De ce point-de-vue, la décision de la CNIL du 13 octobre 1998 constitue pour le travail social une réponse des plus importante faite à toute nos craintes. Nous pourrons et devrons à l’avenir nous appuyer sur cet avis pour  exercer encore mieux notre devoir de vigilance.

 

Journal du droit des Jeunes : Justement, que préconisez-vous pour que les intervenants sociaux soient en capacité de résister à de telles dérives ?

Didier Dubasque : Le premier point est de s’informer. On ne peut pas se contenter de dire : “ on ne savait pas ”. Moins on sait, plus on peut avaler n’importe quoi. L’aspect tout particulièrement important consiste à bien connaître la loi et notamment celle du 6 janvier 1978 (dite “ Informatique et liberté ”) : celle-ci donne les moyens d’exiger et de faire pression.

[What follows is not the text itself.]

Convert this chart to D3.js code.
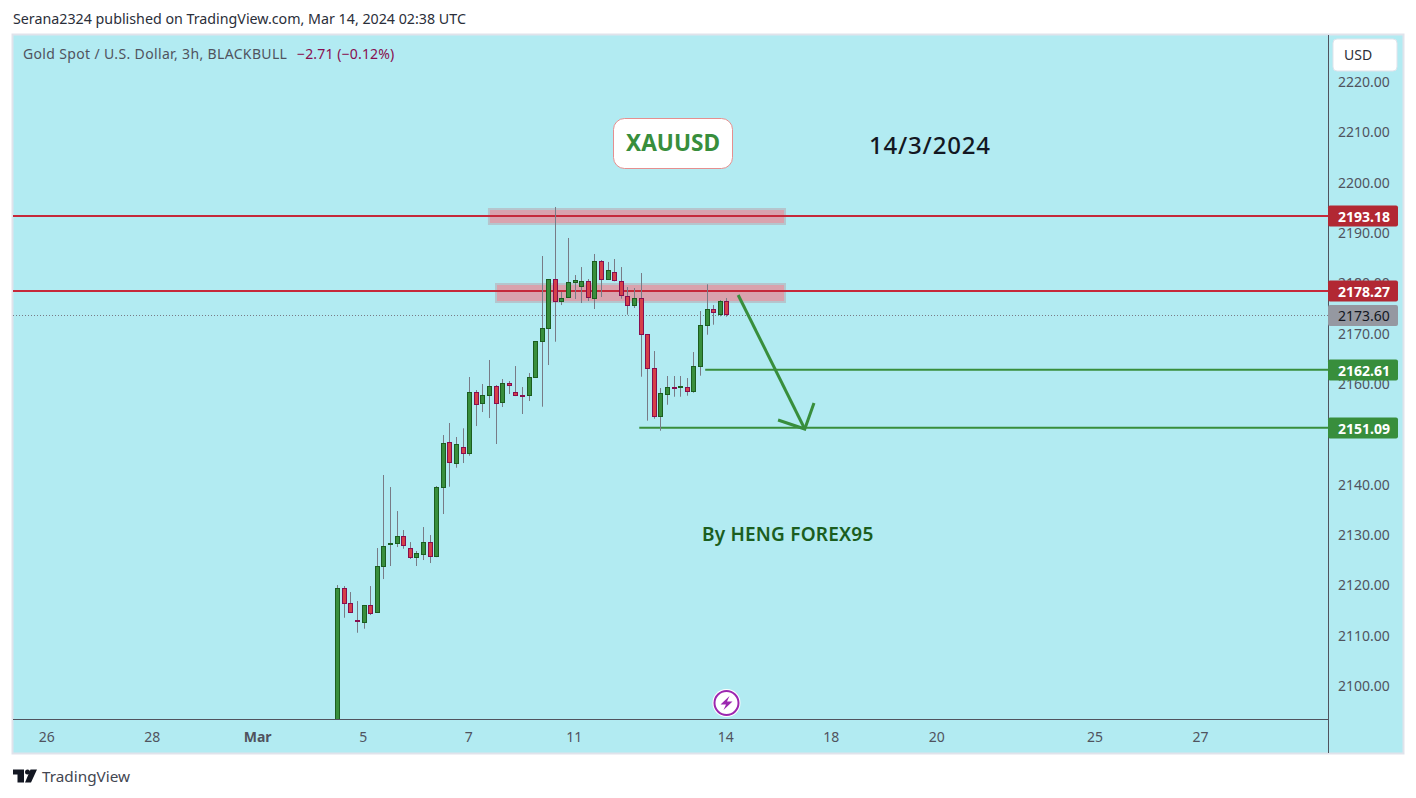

Il ne faut pas hésiter à l’utiliser.

Le second point c’est bien de se former. Ce n’est pas dans la culture des professionnels que de connaître l’informatique en tant qu’outil, sa puissance et ses modules. Il leur faudra pourtant s’approprier cet outil s’ils veulent le contrôler. On constate que ce sont les professionnels qui connaissent bien l’informatique (il y en a même qui en sont fanas) qui posent des questions : comment on peut pénétrer un système ? Comment des personnes non autorisées peuvent-elles prendre connaissance des données saisies ? Comment faire respecter l’anonymisation des informations ? etc …

Troisième point : poser des exigences au niveau de l’institution où l’on travaille. Les milieux médicaux ont déjà trouvé des réponses en matière de protection des usagers. La sécurité informatique est à certains endroits double : chaque professionnel pour accéder aux fichiers doit utiliser à la fois un code et une carte personnelle. La sécurité informatique est au point pour qui veut se donner les moyens. Seulement, on considère apparemment que les données sociales seraient moins à protéger que les données médicales … ou les données bancaires !

Avec le numéro spécial de la revue de l’ANAS nous avons voulu donner des outils pour pouvoir aller plus loin et poser les bonnes questions. On est actuellement dans une culture où l’éthique passe après l’utilitaire. D’abord réaliser l’objectif, puis après on vérifie si ça pose problème. Peut-être faut-il dire stop et retrouver le sens du travail social aujourd’hui en s’opposant à ceux qui veulent réduire la relation d’aide à la seule vision comptable d’un budget.